Given the automated nature of today's world, I believe daily reporting should be required. I imagine there would be severe pushback to this from the managers interested in remaining as insulated as possible. 14 days after the end of the month, along with the number of days each month provides, effectively gives managers the ability to find new ways to game the system. They have the most sophisticated computers and networks in the world, along with the most capable mathematical minds. Daily reporting is not only possible, I imagine it's easy. In case I'm ignorant to what it takes and it's much more complicated, I believe reporting should be done every week; this would limit the time available to manipulate the system while giving a reasonable time to generate a report (due no later than ons day after each seven day reporting period). 


p. 59, Q14:  Managers and the Potential Alternative Approach: Under the potential alternative approach presented, the reported information by a Manager would be published at the Manager level, without aggregation with other reporting Managers, with the reporting Manager’s identifying information, including any active LEI, being removed prior to publication. 


I agree with The Commission's (included) benefit analysis of implementing this amendment.  
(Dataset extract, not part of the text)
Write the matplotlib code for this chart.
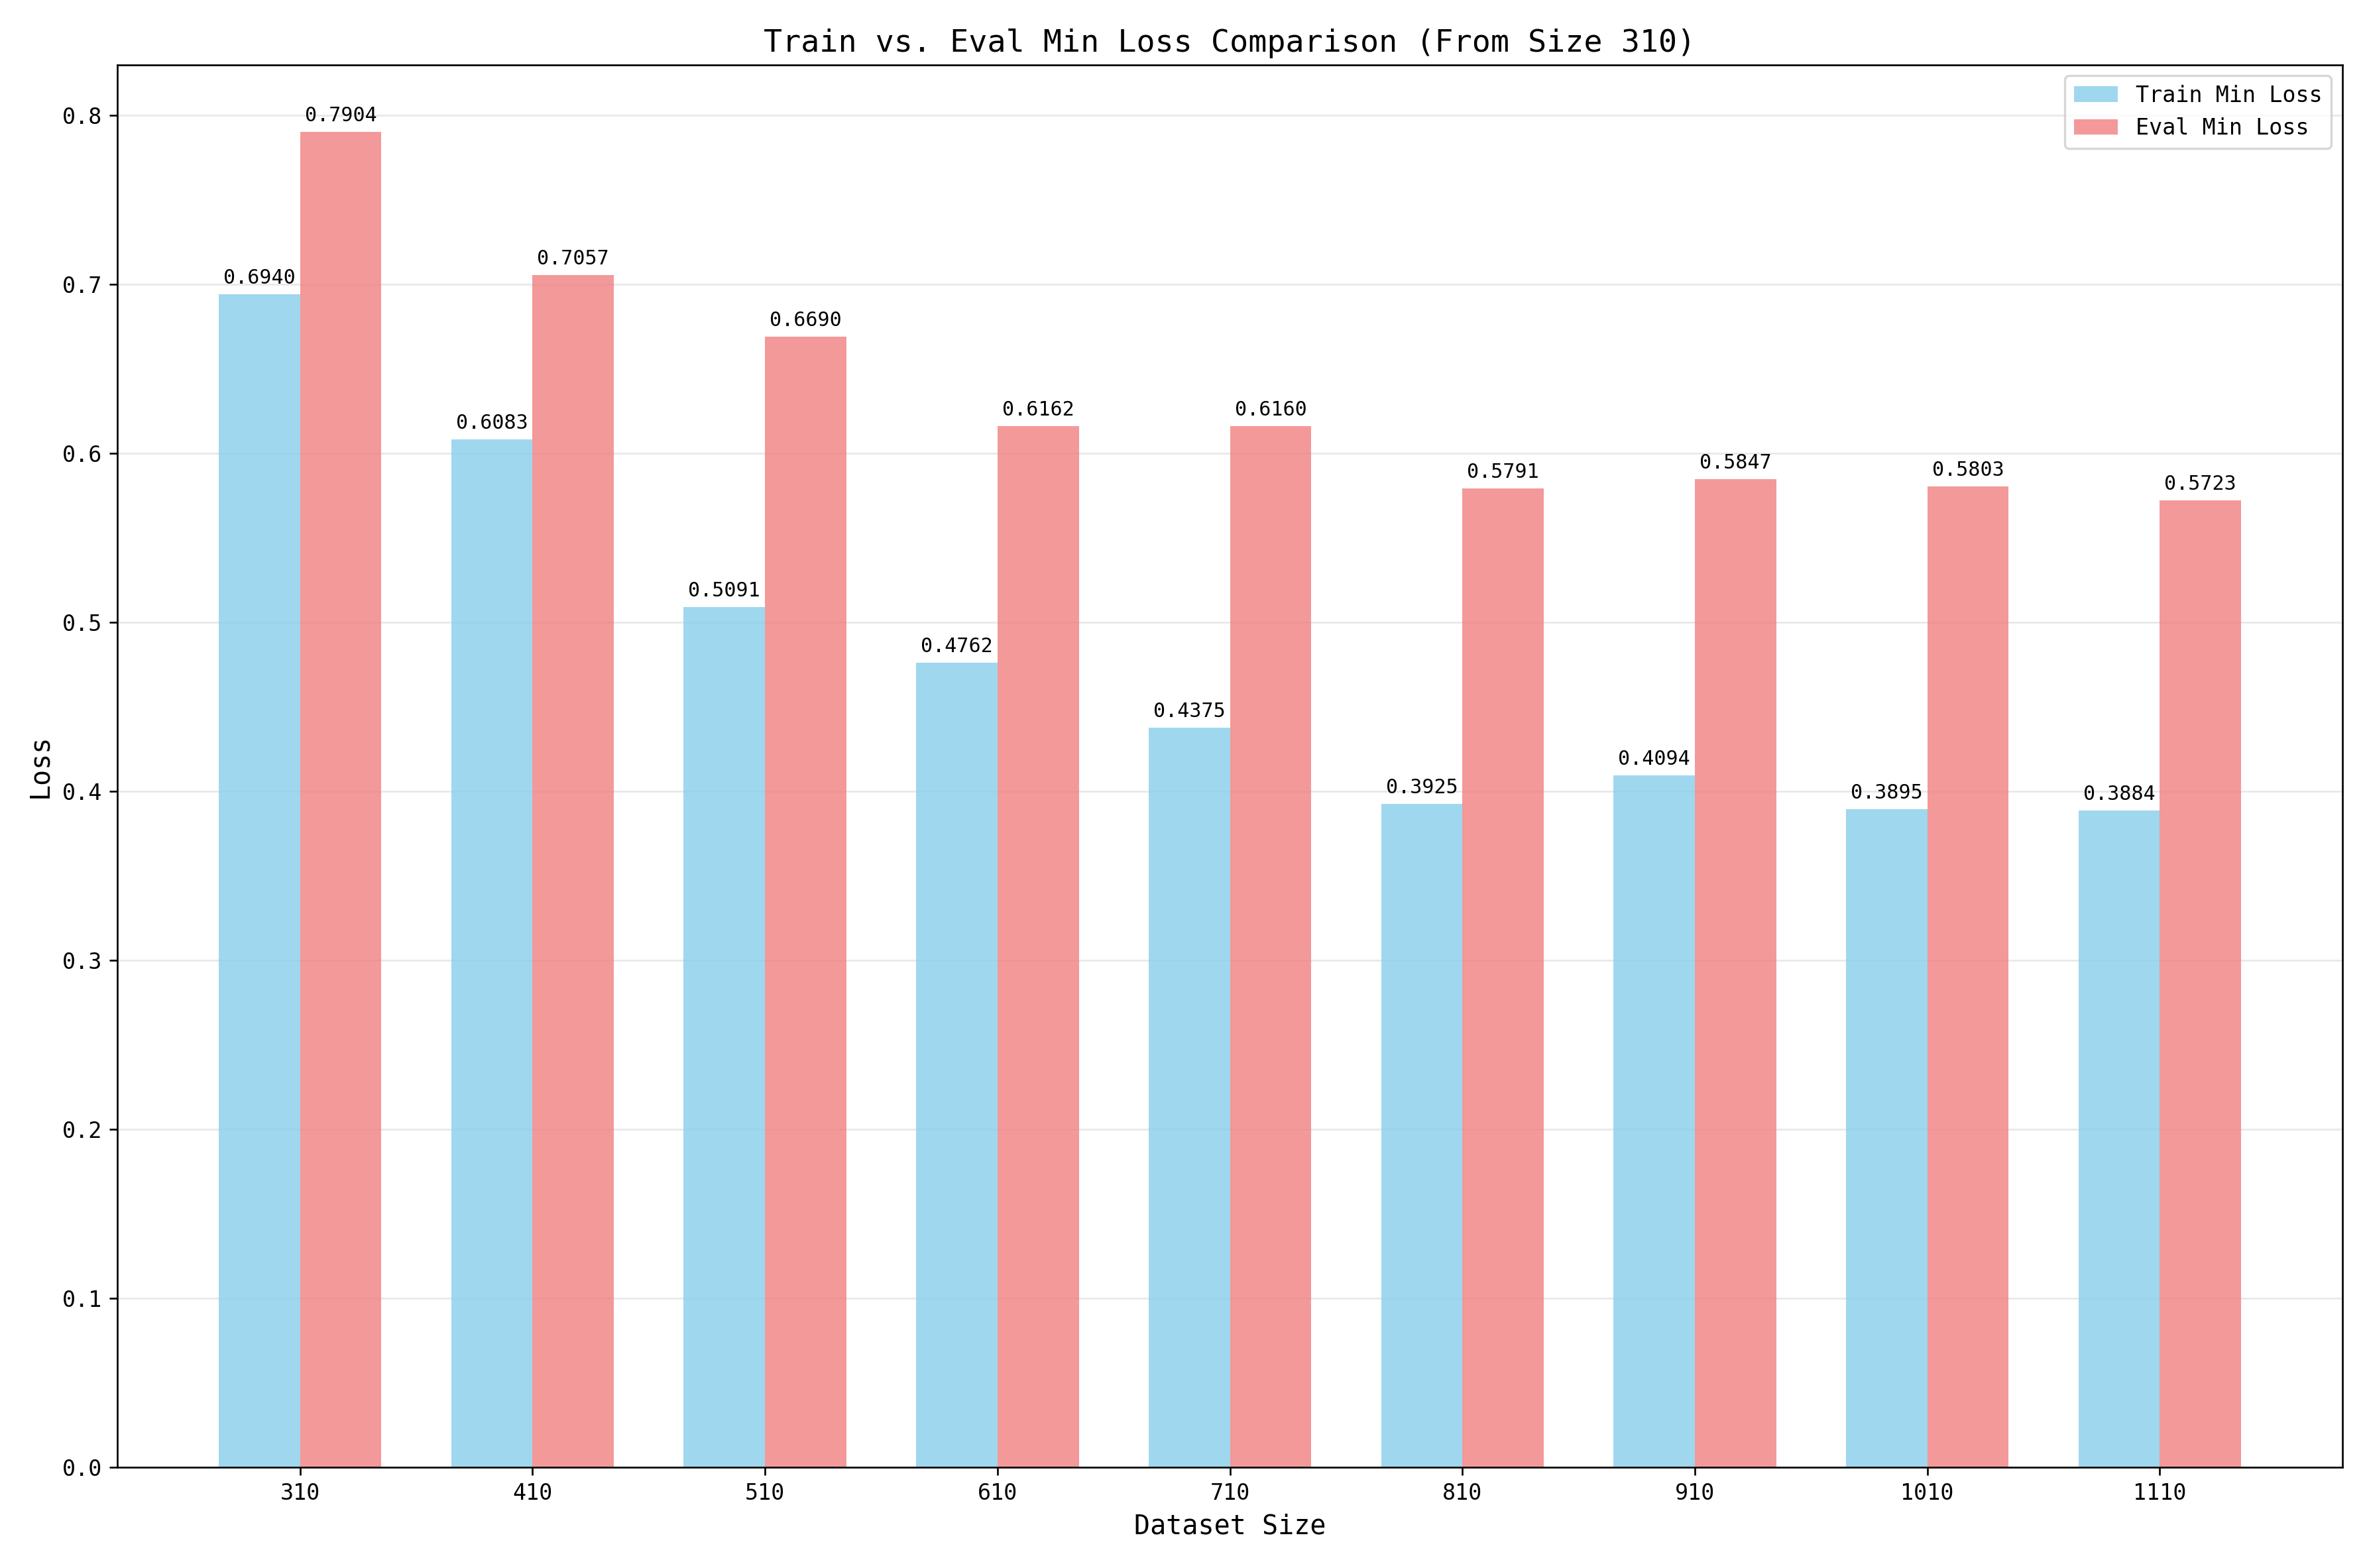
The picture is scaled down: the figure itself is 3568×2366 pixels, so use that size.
import matplotlib
matplotlib.use('Agg')
import matplotlib.pyplot as plt
import numpy as np

plt.rcParams['font.family'] = ['DejaVu Sans Mono', 'DejaVu Sans']

sizes = ['310', '410', '510', '610', '710', '810', '910', '1010', '1110']
train_loss = [0.6940, 0.6083, 0.5091, 0.4762, 0.4375, 0.3925, 0.4094, 0.3895, 0.3884]
eval_loss = [0.7904, 0.7057, 0.6690, 0.6162, 0.6160, 0.5791, 0.5847, 0.5803, 0.5723]

fig = plt.figure(figsize=(3568/240, 2366/240), dpi=240)
ax = fig.add_axes([0.0497, 0.0644, 0.9407, 0.8943])
x = np.arange(len(sizes))
w = 0.35
b1 = ax.bar(x - w/2, train_loss, w, color='skyblue', alpha=0.8, label='Train Min Loss')
b2 = ax.bar(x + w/2, eval_loss, w, color='lightcoral', alpha=0.8, label='Eval Min Loss')
for bars, vals in ((b1, train_loss), (b2, eval_loss)):
    for r, v in zip(bars, vals):
        ax.annotate(f'{v:.4f}', (r.get_x() + r.get_width()/2, v), xytext=(0, 3),
                    textcoords='offset points', ha='center', va='bottom', fontsize=9)
ax.set_xticks(x)
ax.set_xticklabels(sizes)
ax.set_xlabel('Dataset Size', fontsize=12)
ax.set_ylabel('Loss', fontsize=12)
ax.set_title('Train vs. Eval Min Loss Comparison (From Size 310)', fontsize=14)
ax.legend(loc='upper right')
ax.grid(axis='y', alpha=0.3)
ax.set_axisbelow(True)
ax.set_ylim(0, 0.83)
fig.savefig('out.png', dpi=240)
Thank you for your time. These are the questions I feel comfortable sharing an opinion about. Regarding the other proposals/amendments I don't feel qualified to comment on, I'll apply my sweeping opinion to them all: anything calling for greater market transparency is something I support. Whether it's reporting deadlines, thresholds, or details of a manager's position, this information should be readily and abundantly available. I strongly believe that any objection to these measures will only come from parties interested in abusing them.